The legal document is still relevant today because “fundamentally, it shows that nobody
is above the law, and it establishes rule of law as paramount,”
said Justin Fisher, director of
the Magna Carta Institute at Brunel University in London. “It’s worth celebrating the democratic rights we enjoy. Plus,
800 years doesn’t come around very often, and we like a good party.”
The queen is the patron of the Magna Carta Trust, and although she did not address the crowd, she wrote in the event program: “The story of the British Monarchy is intertwined with that of Runnymede and Magna Carta.”
The commemoration is the most high-profile of a long list of Magna Carta-related celebrations in 2015.
In its “Law, Liberty, Legacy” exhibition, the British Library in central London is displaying two of the four original remaining copies of the Magna Carta — written on sheepskin parchment and crammed with text — alongside legal documents it influenced, including the Declaration of Independence and the U.S. Bill of Rights, copies of which are on loan from the United States.
There were hundreds of celebrations this past weekend. A replica of the Great Charter was carried down the Thames as part of a relay boat race that ended in Runnymede with the unveiling of a statue of the queen. A scavenger hunt at Westminster on Sunday began with participants meeting “Maggie Carter,” dressed in a medieval costume.
Parliament had encouraged everyone to sit down at 3 p.m. Sunday for a cuppa to reflect on their liberties. On Monday, or Beer Day Britain, those who fancy a pint were invited to raise one in honor of the Magna Carta and the clause that mentions ale. (“Let there be throughout our kingdom a single measure for wine and a single measure for ale.”)
“Oh, my stars, is that breathtaking or what? Hold on to your heart, honey,” Muriel Pearson, 70, from Wilmington, N.C., said as she turned her head skyward to watch a flyover by the Royal Air Force Red Arrows squad trailing red, white and blue smoke.
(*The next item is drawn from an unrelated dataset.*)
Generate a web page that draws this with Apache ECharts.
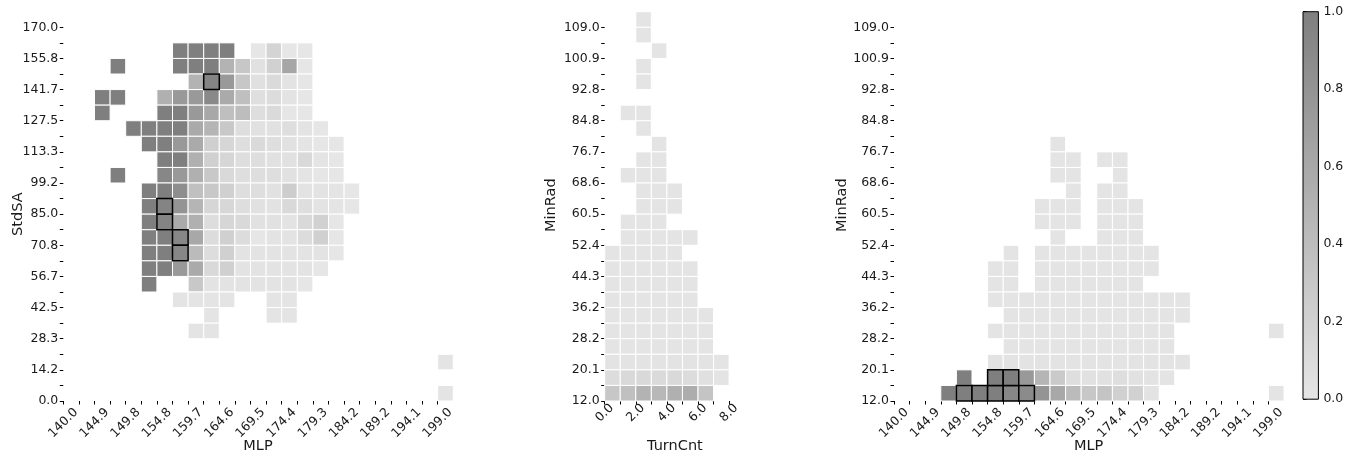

“In this field were born precepts that made possible the United States Constitution, the United Nations’ Universal Declaration of Human Rights, and the framework of justice in America, the United Kingdom, and much of the world,” said William C. Hubbard, president of the American Bar Association, as he re-dedicated a memorial erected at the site in 1957.
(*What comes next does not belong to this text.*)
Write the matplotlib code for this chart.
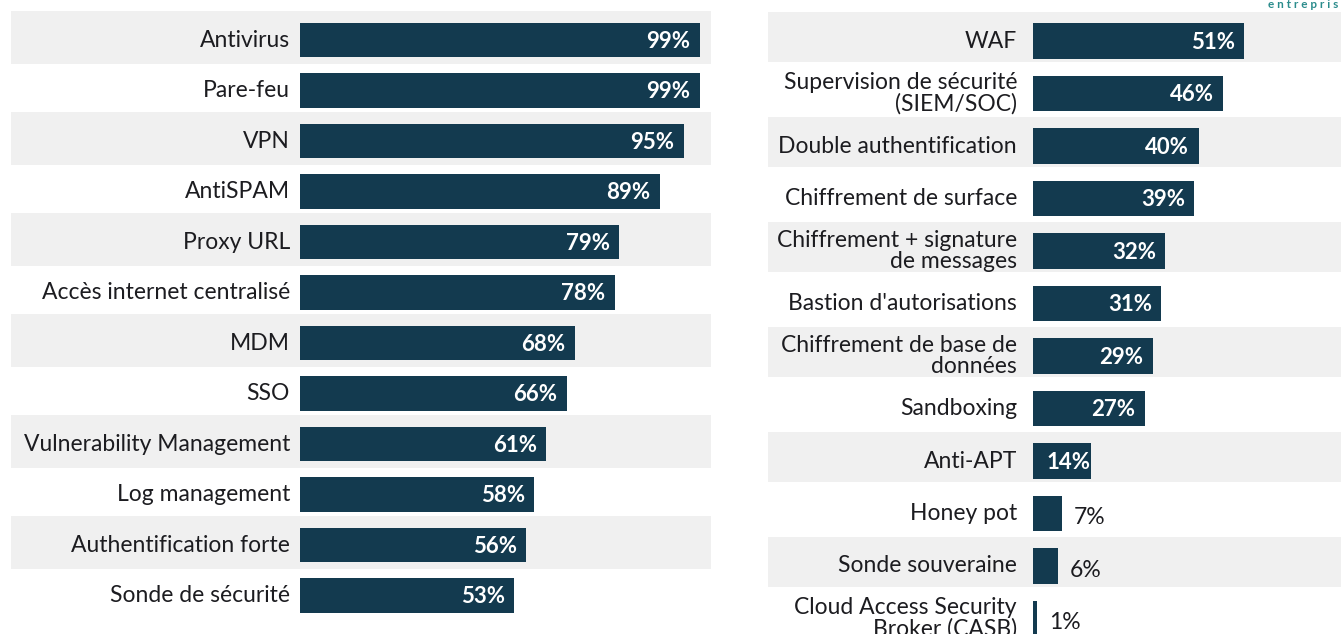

Meanwhile, campaigners from the group Occupy Democracy, who were hosting workshops near the Runnymede meadow, called the celebrations a “sham” after they said officials were turning away guests trying to get to their gathering.
The Magna Carta contains 63 clauses, including some not altogether relevant today: the crown (that is, the queen) cannot, for instance, steal wood for her castle.
Three clauses still remain on the British statute books, including a clause that promises any “free man” the right to a fair trial: “No free man shall be seized or imprisoned, or stripped of his rights or possessions, or outlawed or exiled, or deprived of his standing in any way, nor will we proceed with force against him, or send others to do so, except by the lawful judgment of his equals or by the law of the land.”
Experts say the agreement signed in 1215 was not intended to become an enduring symbol of democratic rights and liberty. The deeply unpopular King John sought to cut a deal with his rebellious barons, who
had taken control of London and opposed his arbitrary taxation.
In a theatrical showdown, the barons, who had renounced their allegiance to the king, met with the monarch at Runnymede, which is a few miles from the royal castle at Windsor. The agreement became known as the “Articles of the Barons,” and at least 13 copies, written in Latin, were distributed throughout the kingdom, including to the cathedrals in Lincoln and Salisbury, where two original copies remain.
In the words of the Magna Carta 800th committee, the charter had “gone viral.” It was also initially a bust, with the pope declaring it null and void within months. But versions of it were resurrected, and it became known as the Magna Carta. It was incorporated into English law in 1297.